The Hyundai U.S. chief notes 480V “quick” charging of electric vehicles takes a half-hour to fill the battery to 80% capacity.
“We really think (the Tucson HFCV) will make battery EVs feel old-fashioned,” he says.
The Tucson HFCV can travel up to 300 miles (483 km) on one tank of hydrogen, giving it a greater range than most EVs on the market today, which typically do less than 100 miles (62 km) on a full charge.
The CUV’s tank can hold 12.3 lbs. (5.6 kg) of hydrogen, and the vehicle can go 0-65 mph (0-105 km/h) in 12.5 seconds.
Output for the Tucson HFCV is rated at 100 kW (134 hp) and 221 lb.-ft. (300 Nm) of torque, compared with 182 hp and 177 lb.-ft. (240 Nm) in the standard gasoline-engine Tucson.
A small lithium-ion polymer battery will be part of the package at launch to assist the fuel cell during brisk acceleration. It also extends the vehicle’s range due to the relatively scant number of hydrogen refueling stations, says Mike O’Brien, vice president-corporate and product planning for HMA.
Because Southern California is home to the most hydrogen stations in the U.S., about 30 according to the California Fuel Cell Partnership, Hyundai will limit leases to residents of Los Angeles and Orange counties.
The cost to lease the Tucson HFCV is $499 per month for 36 months with $3,000 down. Hyundai is including the cost of fuel and maintenance in the price as a bonus.
That spiff, plus the added functionality and cargo capability of the CUV’s design, should make the Tucson stand out amid cheaper-to-lease EVs such as the $269-per-month ’14 Chevrolet Volt and $199-per-month ’13 Nissan Leaf, Krafcik says.
A dedicated page on hyundaiusa.com launches today for potential buyers to learn more about the Tucson, but Hyundai won’t be vetting customers.
Rival Honda vetted lessees of its FCX Clarity HFCV, which debuted in 2007 for Southern California customers, to make sure they were within range of hydrogen stations.
Hyundai also uses the L.A. stage to unwrap the refreshed ’14 Elantra compact sedan, coupe and hatchback.
As one of Hyundai’s best-selling models in the U.S., with sales up 27.5% through October to 209,469 units, WardsAuto data shows, it would seem little work was needed.
But O’Brien says Hyundai wanted to improve car’s appearance as well as address complaints about ride and handling and noise, vibration and harshness.
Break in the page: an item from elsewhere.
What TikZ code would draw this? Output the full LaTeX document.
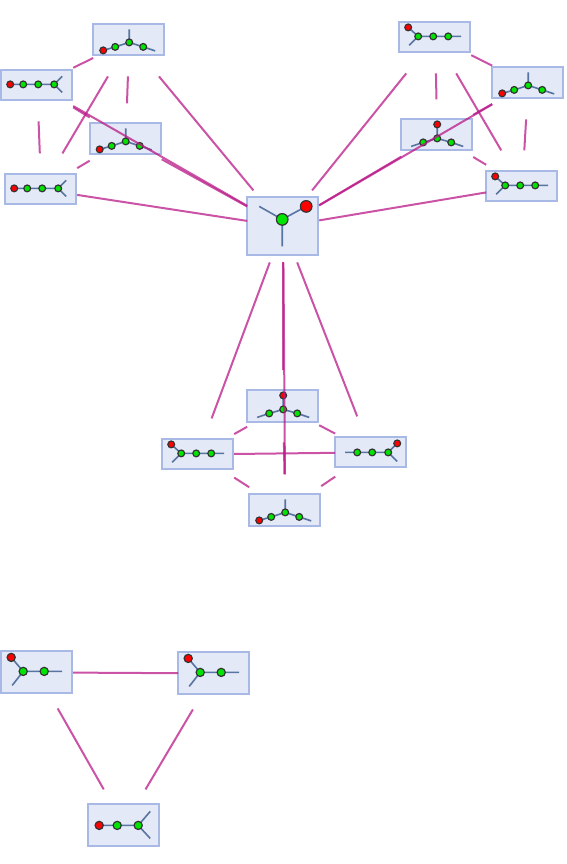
\documentclass[tikz,border=0pt]{standalone}
\usepackage{tikz}
\definecolor{SoftBox}{RGB}{227,233,247}
\definecolor{EdgeBox}{RGB}{168,185,230}
\definecolor{BondBlue}{RGB}{88,116,160}
\definecolor{LinkPink}{RGB}{185,25,135}
\tikzset{
  molbox/.style={draw=EdgeBox,fill=SoftBox,line width=2pt,minimum width=71pt,inner sep=0pt},
  reach/.style={minimum width=72pt,minimum height=72pt,inner sep=0pt,outer sep=0pt},
  link/.style={draw=LinkPink,line width=2pt,opacity=0.75},
  bond/.style={draw=BondBlue,line width=1.6pt},
  redatom/.style={fill=red,draw=black!80,line width=1.2pt},
  greenatom/.style={fill=green!90!black,draw=black!80,line width=1.2pt},
  pics/bent/.style={code={
    \draw[bond] (-26,10)--(-14,6.5)--(0,2)--(14,6.5)--(26,10.5) (0,2)--(0,-11);
    \path[redatom] (-26,10) circle (3.4pt);
    \foreach \p in {(-14,6.5),(0,2),(14,6.5)} \path[greenatom] \p circle (3.4pt);
  }},
  pics/updown/.style={code={
    \draw[bond] (-26,11)--(-14,7)--(0,3)--(14,7)--(26,11) (0,3)--(0,-11);
    \path[redatom] (0,-11) circle (3.4pt);
    \foreach \p in {(-14,7),(0,3),(14,7)} \path[greenatom] \p circle (3.4pt);
  }},
  pics/chain/.style={code={
    \draw[bond] (-27,-1)--(17,-1) (25,-9)--(17,-1)--(25,7);
    \path[redatom] (-27,-1) circle (3.4pt);
    \foreach \p in {(-14,-1),(1,-1),(17,-1)} \path[greenatom] \p circle (3.4pt);
  }},
  pics/hook/.style={code={
    \draw[bond] (-27,-10)--(-17,-1)--(26,-1) (-17,-1)--(-26,8);
    \path[redatom] (-27,-10) circle (3.4pt);
    \foreach \p in {(-17,-1),(-2,-1),(13,-1)} \path[greenatom] \p circle (3.4pt);
  }},
  pics/hookright/.style={code={
    \draw[bond] (26,-9)--(17,0)--(-26,0) (17,0)--(26,9);
    \path[redatom] (26,-9) circle (3.4pt);
    \foreach \p in {(17,0),(1,0),(-14,0)} \path[greenatom] \p circle (3.4pt);
  }},
  pics/wide/.style={code={
    \draw[bond] (-26,-15)--(-14,-1)--(25,-1) (-14,-1)--(-25,13);
    \path[redatom] (-26,-15) circle (4.1pt);
    \foreach \p in {(-14,-1),(7,-1)} \path[greenatom] \p circle (4.1pt);
  }},
  pics/fork/.style={code={
    \draw[bond] (-25,0)--(14,0) (26,-14)--(14,0)--(26,13);
    \path[redatom] (-25,0) circle (4.1pt);
    \foreach \p in {(-7,0),(14,0)} \path[greenatom] \p circle (4.1pt);
  }},
  pics/large/.style={code={
    \draw[bond] (23,-20)--(-1,-7)--(-24,-20) (-1,-7)--(-1,20);
    \path[redatom] (23,-20) circle (5.8pt);
    \path[greenatom] (-1,-7) circle (5.8pt);
  }},
}
\begin{document}
\begin{tikzpicture}[x=1pt,y=-1pt]
\useasboundingbox (0,0) rectangle (566,864);
\begin{scope}[xshift=-0.4pt,yshift=0.4pt]
% boxes with their molecules
\foreach \name/\x/\y/\h/\mol in {
  a/129/40/31/bent, b/37/85/30/chain, c/125.5/139/31/bent, d/41/189/30/chain,
  e/435/37/30/hook, f/528/83/31/bent, g/437/135/31/updown, h/522/186/30/hook,
  hub/283/226/58/large,
  i/283/406/32/updown, j/198/454/30/hook, k/371/452/30/hookright, l/285/510/32/bent,
  m/37/672/42/wide, n/214/673/42/wide, o/124/825/42/fork}{
  \node[molbox,minimum height=\h pt] (\name box) at (\x,\y) {};
  \node[reach] (\name) at ([shift={(0.6,0.8)}]\x,\y) {};
  \pic at ([shift={(0.6,0.8)}]\x,\y) {\mol};
}
% upper left
\foreach \u/\v in {a/b,a/c,a/d,a/hub,b/c,b/d,b/hub,c/d,c/hub,d/hub}
  \draw[link] (\u)--(\v);
% upper right
\foreach \u/\v in {e/f,e/g,e/h,e/hub,f/g,f/h,f/hub,g/h,g/hub,h/hub}
  \draw[link] (\u)--(\v);
% lower
\foreach \u/\v in {i/j,i/k,i/l,i/hub,j/k,j/l,j/hub,k/l,k/hub,l/hub}
  \draw[link] (\u)--(\v);
% bottom
\foreach \u/\v in {m/n,m/o,n/o}
  \draw[link] (\u)--(\v);
\end{scope}
\end{tikzpicture}
\end{document}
The look of the Elantra is described as more “assertive and distinctive” thanks to a changed bumper and grille design.
Hyundai also adds chrome molding at the bottom of windows for ’14, and goes to all-alloy wheel designs for the car.
Inside, the Elantra’s heating, ventilation and air-conditioning controls on the center stack are re-engineered to be more user-friendly, and the shifter has gone from a gated design to a straight-pull layout.
Hyundai engineers tweaked the car’s ride and handling via the use of softer springs and retuned dampers, which add control in turns.
NVH levels are reduced thanks to a new hood insulator for Sport and Limited grades and a redesigned windshield cowl shape, O’Brien says.
A two-tone beige interior is added for ’14, and the SE grade replaces the GLS trim level.
Additionally, Hyundai details the new ’14 Veloster R-Spec, which is a result of buyers asking for a more powerful Veloster with less content, O’Brien says.
The car is based on the 201-hp 1.6L Veloster Turbo but eliminates numerous creature comforts from that car, including leather seating, heated front seats and proximity key with push-button start.
Added is a sport-tuned suspension with higher spring rates, a B&M Racing sport shifter, torque vectoring control and exclusive red leatherette and red-and-black cloth seating.
The Elantra arrives at U.S. Hyundai dealers in December, while the Veloster R-Spec should hit showrooms in February.